It is always wise to look back before moving forward. History has much to teach those who are moving into the future. (ISC)² has an annual (ISC)² Chapter Report that they have available to members and there is a wealth of information within! The report gives stats and annual reports from chapters all over the world. But it also offers advice to those that wish to start a new local chapter. Here is what the report has to say:
In the chapter reports, officers offered advice to help new chapters meet their challenges. Below is a summary of their suggestions:
Organization: Develop long and short-term business plans that include the vision and mission of the chapter. Understand and budget for operating and activity costs. Establish a formal process to help gauge success and progress.

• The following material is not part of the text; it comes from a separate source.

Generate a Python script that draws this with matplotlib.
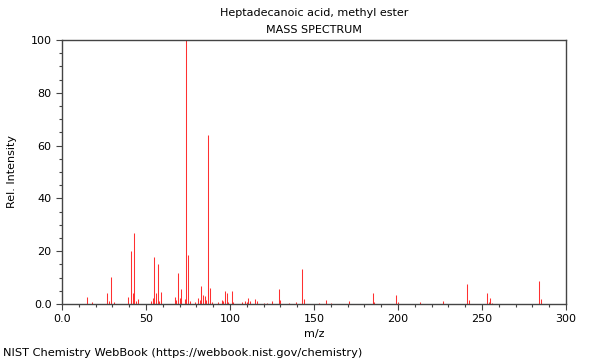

Establish an open channel of communication among chapter leaders. Hold regular, in-person meetings of chapter officers and provide written copies of agendas at the meetings to establish structure and set expectations. Set goals and follow-up action items at the end of each meeting. And lastly, promote chapter events well in advance.
Growth: As the chapter grows, the number of committee chairs and support volunteers should grow in order to ease the burden on chapter officers and utilize additional resources to organize new initiatives and events for chapter members. It also provides leadership opportunities and encourages member involvement.
Support: New chapters should reach out to more established chapters to learn from their successes and leverage their ideas. Also, chapters should collaborate on initiatives to share resources and generate interest among members. [Chapter contact information can be found in the (ISC)2 Chapter Directory at www.isc2.org/ch-directory.] Also, chapters should seek support from members’ employers or local companies to assist with the chapter’s activities when appropriate.
Leadership: Elect members to leadership positions who are enthusiastic and active. Leaders should understand the objectives and share the vision of their chapters and be willing to work to make their chapters successful. Involvement should not be based on self-serving purposes, such as seeking visibility, building one’s resume or earning CPEs. Officers should realize the amount of time and level of commitment required to help build a chapter. Lastly, candidates should be recruited throughout the year.
Overall, the key message was to be patient. It takes a great deal of time and effort into developing a chapter to ensure its success. It is important to understand the duties and responsibilities involved and find people who are willing to make the commitment and are enthusiastic about the vast opportunities available to the chapter and the local community.